**Problem to solve:** Go through the listing beneath this task and return every line that carries the string "matplotlib".

**Available data:**
-*-*-

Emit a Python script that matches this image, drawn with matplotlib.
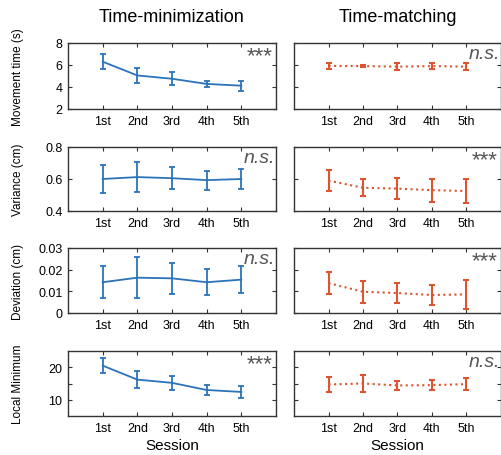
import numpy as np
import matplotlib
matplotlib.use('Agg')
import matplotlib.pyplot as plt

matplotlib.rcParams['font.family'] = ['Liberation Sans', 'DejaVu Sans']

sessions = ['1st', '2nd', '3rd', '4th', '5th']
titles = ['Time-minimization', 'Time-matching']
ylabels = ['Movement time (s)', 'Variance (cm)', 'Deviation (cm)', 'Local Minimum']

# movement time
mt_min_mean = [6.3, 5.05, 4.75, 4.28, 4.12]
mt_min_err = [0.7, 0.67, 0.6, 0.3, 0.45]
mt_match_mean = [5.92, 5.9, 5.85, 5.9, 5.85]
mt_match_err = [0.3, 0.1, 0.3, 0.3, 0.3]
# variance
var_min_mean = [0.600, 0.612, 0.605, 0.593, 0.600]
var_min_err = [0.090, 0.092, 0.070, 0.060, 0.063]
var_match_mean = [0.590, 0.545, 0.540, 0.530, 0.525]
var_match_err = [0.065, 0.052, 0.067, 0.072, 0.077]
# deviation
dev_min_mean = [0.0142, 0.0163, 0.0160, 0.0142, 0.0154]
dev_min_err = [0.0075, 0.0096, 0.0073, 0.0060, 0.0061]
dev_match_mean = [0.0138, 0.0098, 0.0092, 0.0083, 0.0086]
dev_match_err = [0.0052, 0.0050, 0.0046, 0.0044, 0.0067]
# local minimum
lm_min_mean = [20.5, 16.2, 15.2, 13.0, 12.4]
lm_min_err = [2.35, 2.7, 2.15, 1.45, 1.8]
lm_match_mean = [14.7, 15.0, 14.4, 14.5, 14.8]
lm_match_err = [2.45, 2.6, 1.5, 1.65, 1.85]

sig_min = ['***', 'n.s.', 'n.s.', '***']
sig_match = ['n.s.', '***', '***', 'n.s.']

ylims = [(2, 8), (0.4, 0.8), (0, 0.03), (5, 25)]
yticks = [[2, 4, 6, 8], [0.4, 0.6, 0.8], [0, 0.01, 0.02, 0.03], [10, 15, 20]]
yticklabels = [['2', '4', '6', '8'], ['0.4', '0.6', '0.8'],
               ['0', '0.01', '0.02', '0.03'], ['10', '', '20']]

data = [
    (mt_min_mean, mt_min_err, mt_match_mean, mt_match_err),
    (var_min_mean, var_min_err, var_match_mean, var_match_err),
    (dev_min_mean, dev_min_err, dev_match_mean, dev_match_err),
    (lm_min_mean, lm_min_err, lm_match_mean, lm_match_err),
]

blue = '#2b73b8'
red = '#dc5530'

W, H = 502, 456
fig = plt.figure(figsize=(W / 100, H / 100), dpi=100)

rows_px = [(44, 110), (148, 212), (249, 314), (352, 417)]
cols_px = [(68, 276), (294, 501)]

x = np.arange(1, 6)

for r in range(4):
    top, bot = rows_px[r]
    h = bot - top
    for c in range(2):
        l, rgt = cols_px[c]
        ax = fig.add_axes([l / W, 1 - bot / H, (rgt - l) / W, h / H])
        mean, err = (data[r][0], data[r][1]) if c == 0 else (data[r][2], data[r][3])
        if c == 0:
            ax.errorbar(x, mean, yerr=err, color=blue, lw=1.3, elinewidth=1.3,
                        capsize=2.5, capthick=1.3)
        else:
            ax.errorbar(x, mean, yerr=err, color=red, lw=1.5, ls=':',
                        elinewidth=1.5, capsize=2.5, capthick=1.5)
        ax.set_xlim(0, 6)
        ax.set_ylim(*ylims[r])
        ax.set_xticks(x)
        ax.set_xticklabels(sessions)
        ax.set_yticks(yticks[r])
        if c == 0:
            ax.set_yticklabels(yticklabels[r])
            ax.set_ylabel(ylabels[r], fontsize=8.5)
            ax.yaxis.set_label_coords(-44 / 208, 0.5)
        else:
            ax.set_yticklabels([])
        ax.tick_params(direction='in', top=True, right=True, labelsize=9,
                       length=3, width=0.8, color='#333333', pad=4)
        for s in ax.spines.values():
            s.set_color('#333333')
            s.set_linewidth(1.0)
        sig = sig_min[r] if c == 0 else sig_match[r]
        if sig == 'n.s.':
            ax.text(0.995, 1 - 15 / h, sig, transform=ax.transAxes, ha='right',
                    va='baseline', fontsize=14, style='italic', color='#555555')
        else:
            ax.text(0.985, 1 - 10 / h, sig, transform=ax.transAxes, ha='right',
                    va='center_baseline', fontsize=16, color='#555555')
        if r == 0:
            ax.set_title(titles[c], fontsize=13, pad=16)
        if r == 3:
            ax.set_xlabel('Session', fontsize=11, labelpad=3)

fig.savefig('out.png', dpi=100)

-*-*-

**Finished answer:**
Emit a Python script that matches this image, drawn with matplotlib.
import matplotlib
matplotlib.use('Agg')
import matplotlib.pyplot as plt
matplotlib.rcParams['font.family'] = ['Liberation Sans', 'DejaVu Sans']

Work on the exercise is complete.